A final note that multi-leg bettors should be aware of is to be aware of the pool sizes, especially when backing longshots. It would be great to have 3 consecutive 20-1 shots win in a Pick 3 on the WEG circuit, but unfortunately the pools usually only contain approximately $4000, leaving around $3000 after takeout. A $1 Win parlay of 3 20-1 shots would pay $9261, but hitting that pays you at most $3000, and less if someone else has also hit it. Making a Pick 3 wager with horses going off at 13.45-1 or more in each leg is a mathematically poor bet. This effect is most pronounced in Super 7 wagering. When the pool has a $10000 guaranteed payout, 7 horses of 2.75-1 or more creates a parlay that would pay more than the $10000 that you would receive. For a $50000 carryover pool, the odds only increase to 3.7-1. For a $250000 carryover, it is 4.9-1. The lesson to be learned is that you should probably only bet the Super 7 when you have some very solid low price horses that you are comfortable keying.


Anonymous said...

Your logic on both counts makes sense: multis are bad for churn, but are good bets within certain parameters.

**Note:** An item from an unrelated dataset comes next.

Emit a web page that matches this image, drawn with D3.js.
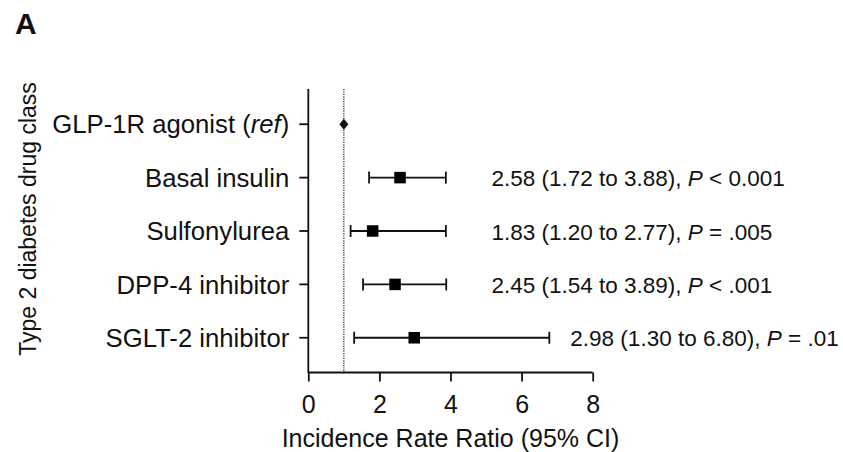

They are also not a very good product for enticing novices, as it requires too much prep.
With the increase in racinoes, we need to offer fun single race options for non-hardcore handicappers that normally wager by pulling a lever, like superfectas that pay back a little if you get three of 4, dime supers, 50 cent trifectas. When I visited Presque Isle recently, at least half of the people watching the races were slots players taking a break-marketing at these tracks has to take this group into account. Suggesting ways to bet, like group show pools and wheeling horses, will promote more action. Who knows, some of them may even realize it's more fun to watch horses than lights and wheels turning.

HANA said...

Good points Kevin.

When I get in trouble with my bankroll it is because I am spending too much on low hit rate bets. Just think of the people who are spending $64 on a pick 6 with a $100 starting bankroll? You are pretty much dead before you start. How can the game grow if nobody wins?